The Opotiki Court House. Image: Google Maps.

The Opotiki community’s wishlist for its central business district includes moving the courthouse, additional greenspaces, refurbished shopfronts and a one-way main street.

Opotiki district councillor Louis Rapihana called for community suggestions on social media recently as the council works on a plan to refurbish its CBD.

There are some common themes among the more than 200 responses on the Facebook post with residents calling for more playgrounds and greenspaces, refurbished shopfronts, new non-slip pavement, new rubbish bins and toilets, a one-way main street and expressing the desire to move the Opotiki Courthouse away from the town centre.

People say they found the people hanging around the courthouse on court days, intimidating and scary.

Most felt the historic courthouse, which is the town’s original schoolhouse, is no longer fit for purpose.

It is very small with little space in the court room or foyer for people to wait until their case is called.

They consequently often sit outside on the grass and sidewalk, in all weather.

Some people say they would not enter town on a court day because it is “too scary” and one person said they are sick of being eyeballed by people waiting outside the court.

It's suggested the courthouse be turned into a café instead.

Mr Rapihana says working with the Ministry of Justice to move the courthouse is something the council should consider “considering the environment it does bring when it is court day”.

“It can become quite intimidating with all our people who need to go to court standing around outside, filling up the streets.

“At the same time, those people are also members of the community and they have the right to be in town, but I do understand the frustration of some who don’t understand that environment. But we need to speak with the justice system on relocating it where it is not so intimidating on the wider community. It’s just not suitable anymore.”

Mr Rapihana says the council is working with planners to create a design for the CBD.

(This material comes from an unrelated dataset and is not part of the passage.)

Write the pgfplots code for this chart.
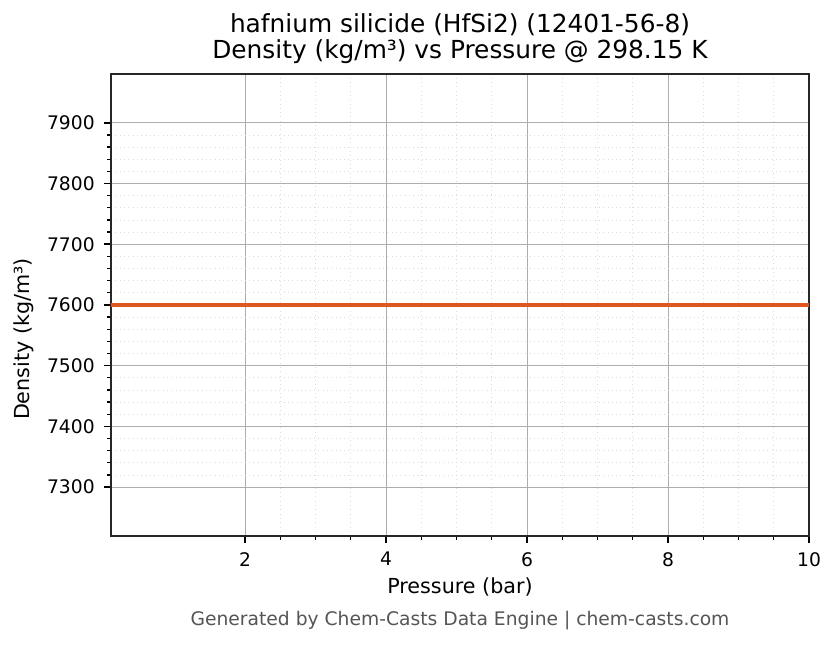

The planners were taking on board comments from the council and business owners so it was important to him to get the views of the community first.

“I needed to know what they actually want. Not what I want as a councillor but what the community wanted to see,” he says. “The voice of the community is very important to me.”

Mr Rapihana especially agrees with the comments regarding parks and reserves and that the town needed more safe areas for its tamariki and mokopuna to play in.

“We need more of that in the CBD itself. I think we should buy some buildings, take them down, open it up and put in more greenspaces where family can gather and make it more inviting to go into town.”

He agrees with those seeking a one-way main street and said he would like to see the CBD closed to vehicular traffic completely.

Mr Rapihana says Opotiki holds a lot of street events and it's not safe to host those when the streets are open.

“I would like to see more café areas, more sitting and gathering areas.

“I know the business owners are not so keen on that idea, but I feel it makes more sense to close it and have people walk through it.”